Jim Hollifield is an international scholar and policy analyst who has spent 35 years studying the impact of migration on communities around the globe. “Immigration is hardwired into our political and economic DNA,” says Hollifield, a political science professor at Southern Methodist University and director of SMU’s John Goodwin Tower Center. “If you look at our national motto, it’s ‘Out of many, one.’ And throughout our history we’ve either been happy with the many, or worried about the many. It’s a political cycle.”
The United States needs immigration, he says, for social, cultural and economic reasons. But the concern over the ‘many’ is oftentimes misinformed. Immigrants are generally hardworking, ambitious people, he says: “It takes a lot of motivation and skill to pick up and move over long distances. Immigration is a risky thing. But if you’re going to make that move, it means that you’re a little different from the average person, and the United States benefits because these highly self-selected, entrepreneurial immigrants are coming here. That’s the pure economics of this.” Additionally, immigrant workers don’t threaten the livelihoods of American-born citizens, Hollifield says: “Immigrants — including illegal immigrants — do not take jobs from native workers. It’s one of the biggest fallacies when you look at this conversation. Immigrant workers are compliments to the labor market, not substitutes.”
We need a policy that balances the economic and social needs of the United States, while respecting the rights of immigrants and giving them a path to full membership and citizenship.

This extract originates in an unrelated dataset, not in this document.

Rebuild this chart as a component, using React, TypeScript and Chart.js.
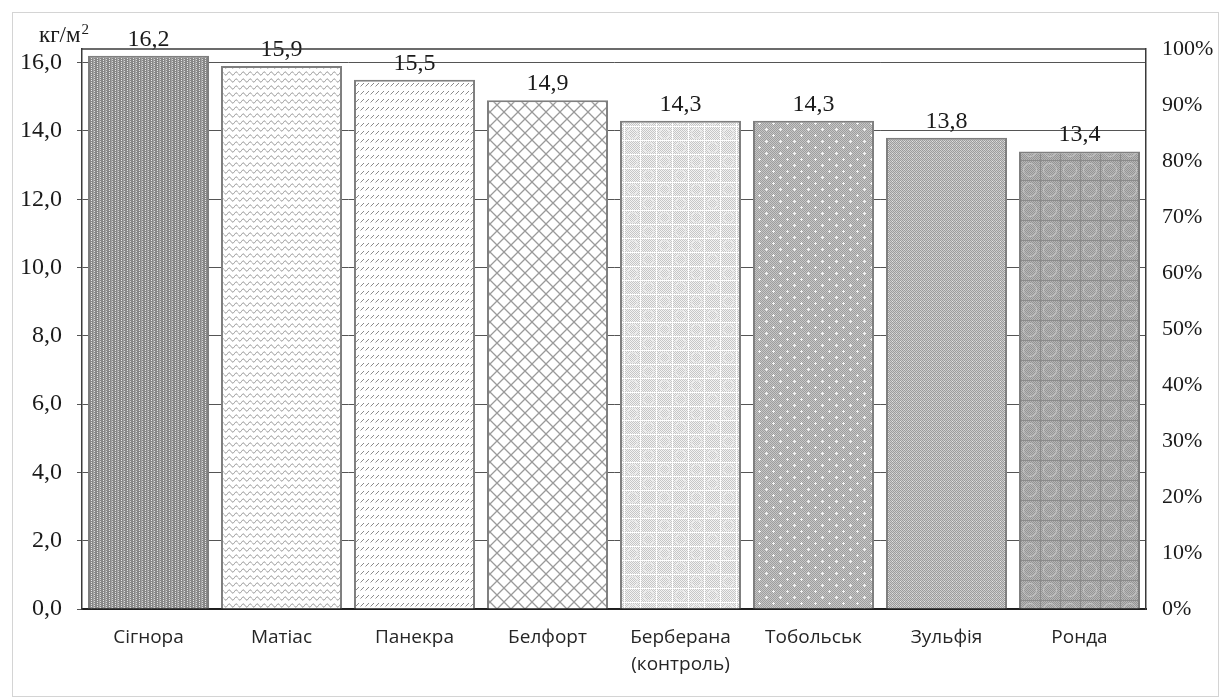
import React, { useEffect, useRef } from "react";
import { Chart, registerables } from "chart.js";

Chart.register(...registerables);

// Yield by variety, kg/m²
const varieties: (string | string[])[] = [
  "Сігнора",
  "Матіас",
  "Панекра",
  "Белфорт",
  ["Берберана", "(контроль)"],
  "Тобольськ",
  "Зульфія",
  "Ронда",
];
const yieldValues = [16.2, 15.9, 15.5, 14.9, 14.3, 14.3, 13.8, 13.4];
const leftTicks = [0, 2, 4, 6, 8, 10, 12, 14, 16];
const rightTicks = [0, 10, 20, 30, 40, 50, 60, 70, 80, 90, 100];
const unitLabel = "кг/м";
const unitPower = "2";

const W = 1219;
const H = 697;
const SERIF = "'Liberation Serif', 'Times New Roman', serif";
const SANS = "'Open Sans', 'Noto Sans', sans-serif";

const fmt = (v: number) => v.toFixed(1).replace(".", ",");

function tile(w: number, h: number, draw: (c: CanvasRenderingContext2D) => void) {
  const cv = document.createElement("canvas");
  cv.width = w;
  cv.height = h;
  const c = cv.getContext("2d")!;
  draw(c);
  return cv;
}

function px(c: CanvasRenderingContext2D, x: number, y: number, col: string, w = 1, h = 1) {
  c.fillStyle = col;
  c.fillRect(x, y, w, h);
}

// Monochrome hatch fills for the bars
function makePatterns(ctx: CanvasRenderingContext2D): CanvasPattern[] {
  const tiles: HTMLCanvasElement[] = [];

  // vertical dotted stripes, dark
  tiles.push(
    tile(6, 4, (c) => {
      px(c, 0, 0, "#888888", 6, 4);
      px(c, 1, 0, "#e6e6e6");
      px(c, 1, 2, "#e6e6e6");
      px(c, 4, 1, "#d8d8d8");
      px(c, 4, 3, "#d8d8d8");
      px(c, 3, 0, "#a4a4a4", 1, 4);
    })
  );

  // small waves
  tiles.push(
    tile(14, 7, (c) => {
      px(c, 0, 0, "#ffffff", 14, 7);
      c.strokeStyle = "#8f8f8f";
      c.lineWidth = 1;
      c.beginPath();
      for (let x = 0; x <= 14; x += 0.5) {
        const y = 3.5 + 1.6 * Math.sin((x / 7) * Math.PI * 2);
        if (x === 0) c.moveTo(x, y);
        else c.lineTo(x, y);
      }
      c.stroke();
    })
  );

  // short slanted dashes
  tiles.push(
    tile(5, 8, (c) => {
      px(c, 0, 0, "#ffffff", 5, 8);
      c.strokeStyle = "#8a8a8a";
      c.lineWidth = 1;
      c.beginPath();
      c.moveTo(0.5, 6.5);
      c.lineTo(4, 3);
      c.stroke();
    })
  );

  // diamond lattice
  tiles.push(
    tile(14, 14, (c) => {
      px(c, 0, 0, "#ffffff", 14, 14);
      c.strokeStyle = "#9a9a9a";
      c.lineWidth = 1.3;
      c.beginPath();
      c.moveTo(0, 0);
      c.lineTo(14, 14);
      c.moveTo(14, 0);
      c.lineTo(0, 14);
      c.stroke();
    })
  );

  // light woven check
  tiles.push(
    tile(32, 28, (c) => {
      for (let y = 0; y < 28; y++)
        for (let x = 0; x < 32; x++)
          px(c, x, y, (x + y) % 2 === 0 ? "#c6c6c6" : "#f2f2f2");
      px(c, 0, 0, "#ffffff", 32, 1);
      px(c, 0, 14, "#ffffff", 32, 1);
      px(c, 0, 0, "#ffffff", 1, 28);
      px(c, 16, 0, "#ffffff", 1, 28);
      c.strokeStyle = "#ececec";
      c.lineWidth = 1;
      c.beginPath();
      c.arc(8.5, 7.5, 5, 0, Math.PI * 2);
      c.moveTo(29.5, 21.5);
      c.arc(24.5, 21.5, 5, 0, Math.PI * 2);
      c.stroke();
    })
  );

  // medium dotted grid with bright sparkles
  tiles.push(
    tile(14, 12, (c) => {
      for (let y = 0; y < 12; y++)
        for (let x = 0; x < 14; x++)
          px(c, x, y, (x + y) % 2 === 0 ? "#9e9e9e" : "#c6c6c6");
      px(c, 3, 2, "#f4f4f4", 1, 3);
      px(c, 2, 3, "#f4f4f4", 3, 1);
      px(c, 10, 8, "#f4f4f4", 1, 3);
      px(c, 9, 9, "#f4f4f4", 3, 1);
    })
  );

  // fine gray check
  tiles.push(
    tile(4, 4, (c) => {
      for (let y = 0; y < 4; y++)
        for (let x = 0; x < 4; x++)
          px(c, x, y, (x + y) % 2 === 0 ? "#9c9c9c" : "#cccccc");
      px(c, 0, 1, "#e2e2e2");
    })
  );

  // darker rings
  tiles.push(
    tile(20, 20, (c) => {
      for (let y = 0; y < 20; y++)
        for (let x = 0; x < 20; x++)
          px(c, x, y, (x + y) % 2 === 0 ? "#959595" : "#b6b6b6");
      c.strokeStyle = "#c6c6c6";
      c.lineWidth = 1;
      c.beginPath();
      c.arc(10, 10, 6.5, 0, Math.PI * 2);
      c.stroke();
      px(c, 0, 0, "#8a8a8a", 20, 1);
      px(c, 0, 0, "#8a8a8a", 1, 20);
    })
  );

  return tiles.map((t) => ctx.createPattern(t, "repeat")!);
}

const framePlugin = {
  id: "frame",
  beforeDraw(chart: any) {
    const { ctx } = chart;
    ctx.save();
    ctx.fillStyle = "#ffffff";
    ctx.fillRect(0, 0, W, H);
    ctx.strokeStyle = "#d4d4d4";
    ctx.lineWidth = 1;
    ctx.strokeRect(12.5, 12.5, W - 13, H - 13);
    ctx.restore();
  },
  afterDraw(chart: any) {
    const { ctx, chartArea: a } = chart;
    ctx.save();
    ctx.strokeStyle = "#3a3a3a";
    ctx.lineWidth = 1.5;
    ctx.beginPath();
    ctx.moveTo(a.left, a.top);
    ctx.lineTo(a.right, a.top);
    ctx.stroke();
    // unit caption
    ctx.fillStyle = "#1a1a1a";
    ctx.textBaseline = "alphabetic";
    ctx.textAlign = "left";
    ctx.font = `23px ${SERIF}`;
    ctx.fillText(unitLabel, 39, 42);
    const w = ctx.measureText(unitLabel).width;
    ctx.font = `15px ${SERIF}`;
    ctx.fillText(unitPower, 39 + w + 1, 34);
    ctx.restore();
  },
};

const valueLabels = {
  id: "valueLabels",
  afterDatasetsDraw(chart: any) {
    const { ctx } = chart;
    const meta = chart.getDatasetMeta(0);
    ctx.save();
    ctx.fillStyle = "#1a1a1a";
    ctx.font = `24px ${SERIF}`;
    ctx.textAlign = "center";
    ctx.textBaseline = "alphabetic";
    meta.data.forEach((bar: any, i: number) => {
      ctx.fillText(fmt(yieldValues[i]), bar.x, bar.y - 10);
    });
    ctx.restore();
  },
};

export default function App() {
  const ref = useRef<HTMLCanvasElement>(null);

  useEffect(() => {
    const canvas = ref.current!;
    const ctx = canvas.getContext("2d")!;
    const patterns = makePatterns(ctx);

    const chart = new Chart(canvas, {
      type: "bar",
      data: {
        labels: varieties as any,
        datasets: [
          {
            data: yieldValues,
            backgroundColor: patterns as any,
            borderColor: "#7f7f7f",
            borderWidth: 2,
            barPercentage: 1,
            categoryPercentage: 0.91,
            yAxisID: "y",
          },
        ],
      },
      options: {
        responsive: false,
        animation: false,
        events: [],
        layout: { padding: { top: 49, left: 0, right: 0, bottom: 0 } },
        plugins: { legend: { display: false }, tooltip: { enabled: false } },
        scales: {
          x: {
            grid: { display: false, drawTicks: false },
            border: { display: true, color: "#1f1f1f", width: 2 },
            ticks: {
              color: "#262626",
              padding: 15,
              maxRotation: 0,
              autoSkip: false,
              font: { family: SANS, size: 19, lineHeight: 1.42 },
            },
            afterFit: (s: any) => {
              s.height = H - 609;
            },
          },
          y: {
            position: "left",
            min: 0,
            max: 16.4,
            afterBuildTicks: (s: any) => {
              s.ticks = leftTicks.map((v) => ({ value: v }));
            },
            grid: { color: "#555555", lineWidth: 1, tickLength: 5, drawTicks: true },
            border: { display: true, color: "#3a3a3a", width: 1.5 },
            ticks: {
              color: "#1a1a1a",
              padding: 15,
              font: { family: SERIF, size: 24 },
              callback: (v: any) => fmt(Number(v)),
            },
            afterFit: (s: any) => {
              s.width = 82;
            },
          },
          y1: {
            position: "right",
            min: 0,
            max: 100,
            afterBuildTicks: (s: any) => {
              s.ticks = rightTicks.map((v) => ({ value: v }));
            },
            grid: { display: false, drawTicks: false },
            border: { display: true, color: "#3a3a3a", width: 1.5 },
            ticks: {
              color: "#1a1a1a",
              padding: 16,
              font: { family: SERIF, size: 22 },
              callback: (v: any) => `${v}%`,
            },
            afterFit: (s: any) => {
              s.width = W - 1146;
            },
          },
        },
      },
      plugins: [framePlugin, valueLabels],
    });

    return () => chart.destroy();
  }, []);

  return (
    <div style={{ position: "absolute", left: 0, top: 0, width: W, height: H, background: "#fff" }}>
      <canvas ref={ref} width={W} height={H} style={{ display: "block", width: W, height: H }} />
    </div>
  );
}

Still, as important as the economics of immigration are, Hollifield adds that we have a responsibility to treat immigrants with the same high standards we hold for citizens. “Immigration isn’t just about economics — it’s about identity, politics. It’s about our society, and it’s about a social contract,” he says. “If you are going to bring people into your country to work and you have a liberal society where freedom and rights are going to be respected, then those people have to have some prospect of acquiring rights and settling and becoming citizens. If you don’t deal with the status question, you are going to run into problems, and that’s where the United States has failed. We cannot have 11 million people living in our country illegally. It’s detrimental to our society and the immigrants themselves.”
Hollifield says that in the short term we need to fix the status of the undocumented immigrants currently living in the country. “Legalize and regularize this population,” he says. “You’re not going to deport this population; our system is not going to tolerate that. How quickly we put them on a path to citizenship, that’s an open question. But we need to let them live and work here legally. In the long-term we need an immigration policy that works for our national interest, with sufficient visas for those who want to come here to work and for whom there is high demand. In the words of former President George W. Bush, we need to ‘match willing workers with willing employers.’ We need a policy that balances the economic and social needs of the United States, while respecting the rights of immigrants and giving them a path to full membership and citizenship. Only then will we gain the full benefits of immigration.”